-- begin Data section --
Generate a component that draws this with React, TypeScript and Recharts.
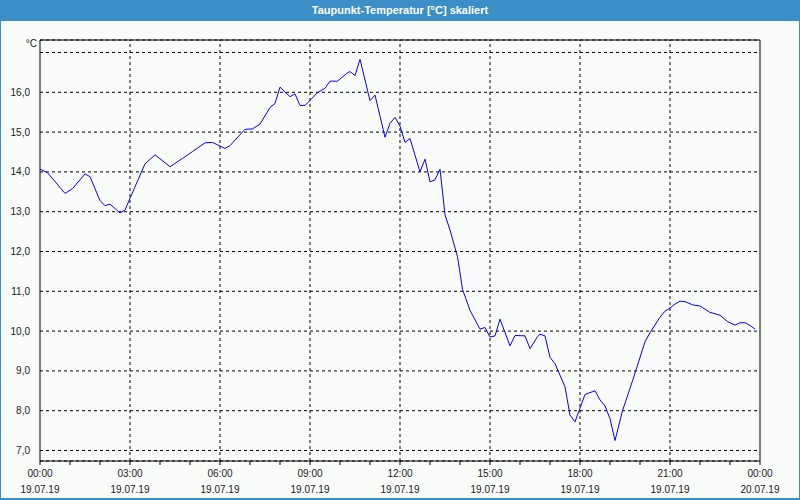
import { CartesianGrid, Line, LineChart, ReferenceLine, XAxis, YAxis } from "recharts";

const times = [
  "00:00", "00:15", "00:50", "01:05", "01:30", "01:40", "02:00", "02:10", "02:20", "02:40",
  "02:50", "03:00", "03:30", "03:50", "04:20", "04:45", "05:05", "05:30", "05:45", "06:10",
  "06:20", "06:50", "07:05", "07:20", "07:40", "07:50", "08:00", "08:20", "08:30", "08:40",
  "08:50", "09:15", "09:30", "09:40", "09:55", "10:15", "10:20", "10:30", "10:40", "11:00",
  "11:10", "11:30", "11:40", "11:50", "12:00", "12:10", "12:20", "12:40", "12:50", "13:00",
  "13:10", "13:20", "13:30", "13:40", "13:55", "14:05", "14:20", "14:40", "14:50", "15:00",
  "15:10", "15:20", "15:40", "15:50", "16:10", "16:20", "16:35", "16:40", "16:50", "17:00",
  "17:10", "17:30", "17:40", "17:50", "18:10", "18:30", "18:40", "18:50", "19:00", "19:10",
  "19:25", "19:45", "20:10", "20:20", "20:40", "20:50", "21:00", "21:10", "21:20", "21:30",
  "21:45", "22:00", "22:20", "22:40", "22:55", "23:10", "23:20", "23:30", "23:40", "23:50",
];

const dewPoint = [
  14.07, 13.98, 13.46, 13.58, 13.95, 13.88, 13.28, 13.15, 13.19, 12.97,
  13.04, 13.34, 14.2, 14.43, 14.13, 14.34, 14.51, 14.73, 14.74, 14.59,
  14.66, 15.07, 15.08, 15.2, 15.62, 15.72, 16.13, 15.89, 15.96, 15.67,
  15.67, 15.99, 16.1, 16.28, 16.28, 16.49, 16.52, 16.42, 16.83, 15.79,
  15.93, 14.87, 15.22, 15.37, 15.15, 14.74, 14.84, 14.0, 14.32, 13.75,
  13.8, 14.07, 12.92, 12.54, 11.87, 11.05, 10.52, 10.05, 10.09, 9.85,
  9.88, 10.3, 9.63, 9.89, 9.88, 9.56, 9.86, 9.92, 9.88, 9.34,
  9.18, 8.6, 7.89, 7.72, 8.41, 8.5, 8.27, 8.12, 7.8, 7.25,
  8.0, 8.75, 9.73, 9.96, 10.35, 10.5, 10.58, 10.68, 10.75, 10.74,
  10.66, 10.63, 10.47, 10.4, 10.24, 10.15, 10.21, 10.21, 10.14, 10.05,
];

const hourTicks = [0, 1, 2, 3, 4, 5, 6, 7, 8, 9, 10, 11, 12, 13, 14, 15, 16, 17, 18, 19, 20, 21, 22, 23, 24];
const gridHours = [3, 6, 9, 12, 15, 18, 21];
const timeLabels = ["00:00", "03:00", "06:00", "09:00", "12:00", "15:00", "18:00", "21:00", "00:00"];
const dateLabels = [
  "19.07.19", "19.07.19", "19.07.19", "19.07.19", "19.07.19",
  "19.07.19", "19.07.19", "19.07.19", "20.07.19",
];
const valueTicks = [7, 8, 9, 10, 11, 12, 13, 14, 15, 16, 17];
const valueDomain = [6.736, 17.314];

const FONT = '"Liberation Sans", Arial, sans-serif';
const BLUE = "#3c8fc6";

const data = times.map((t, i) => {
  const [h, m] = t.split(":").map(Number);
  return { hour: h + m / 60, value: dewPoint[i] };
});

function TimeTick(props: any) {
  const { x, y, payload } = props;
  const v = payload.value as number;
  if (v % 3 !== 0) return <g />;
  const i = v / 3;
  return (
    <g>
      <text x={x} y={y + 10} textAnchor="middle" fontSize={10} fontFamily={FONT} fill="#222">
        {timeLabels[i]}
      </text>
      <text x={x} y={y + 26} textAnchor="middle" fontSize={10} fontFamily={FONT} fill="#222">
        {dateLabels[i]}
      </text>
    </g>
  );
}

export default function App() {
  return (
    <div
      style={{
        position: "fixed",
        left: 0,
        top: 0,
        width: 800,
        height: 500,
        background: "#f8fbf8",
        fontFamily: FONT,
      }}
    >
      <LineChart
        width={800}
        height={500}
        data={data}
        margin={{ top: 40, right: 40, left: 0, bottom: 0 }}
        style={{ position: "absolute", left: 0, top: 0 }}
      >
        <CartesianGrid vertical={false} stroke="#000" strokeDasharray="3 3" />
        {gridHours.map((h) => (
          <ReferenceLine key={h} x={h} stroke="#000" strokeDasharray="3 3" />
        ))}
        {/* solid frame on top and right */}
        <ReferenceLine x={24} stroke="#000" />
        <ReferenceLine y={valueDomain[1]} stroke="#000" />
        <XAxis
          dataKey="hour"
          type="number"
          domain={[0, 24]}
          ticks={hourTicks}
          interval={0}
          height={39}
          stroke="#000"
          tickSize={4}
          tick={<TimeTick />}
          allowDataOverflow
        />
        <YAxis
          type="number"
          domain={valueDomain}
          ticks={valueTicks}
          interval={0}
          width={40}
          stroke="#000"
          tickLine={false}
          tickMargin={4}
          tick={{ fontSize: 10, fontFamily: FONT, fill: "#222" }}
          tickFormatter={(v: number) => (v === 17 ? "" : v.toFixed(1).replace(".", ","))}
          allowDataOverflow
        />
        <Line
          type="linear"
          dataKey="value"
          stroke="#0000ff"
          strokeWidth={1}
          dot={false}
          activeDot={false}
          isAnimationActive={false}
        />
      </LineChart>
      <div
        style={{
          position: "absolute",
          left: 0,
          top: 0,
          width: 800,
          height: 21,
          background: BLUE,
          color: "#fff",
          fontSize: 11,
          fontWeight: "bold",
          lineHeight: "21px",
          textAlign: "center",
        }}
      >
        Taupunkt-Temperatur [°C] skaliert
      </div>
      <div
        style={{
          position: "absolute",
          left: 0,
          top: 38,
          width: 37,
          textAlign: "right",
          fontSize: 10,
          color: "#222",
        }}
      >
        °C
      </div>
      <div
        style={{
          position: "absolute",
          left: 0,
          top: 0,
          width: 800,
          height: 500,
          boxSizing: "border-box",
          borderLeft: `1px solid ${BLUE}`,
          borderRight: `1px solid ${BLUE}`,
          borderBottom: `2px solid ${BLUE}`,
          pointerEvents: "none",
        }}
      />
    </div>
  );
}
-- end Data section --
◆ **Exercise directions**: Repeat the listing above from its first line through the line that contains "ReferenceLine, XAxis, YAxis", both included, and nothing more. Drop the pictures.

◆ **Finished exercise**:
Generate a component that draws this with React, TypeScript and Recharts.
import { CartesianGrid, Line, LineChart, ReferenceLine, XAxis, YAxis } from "recharts";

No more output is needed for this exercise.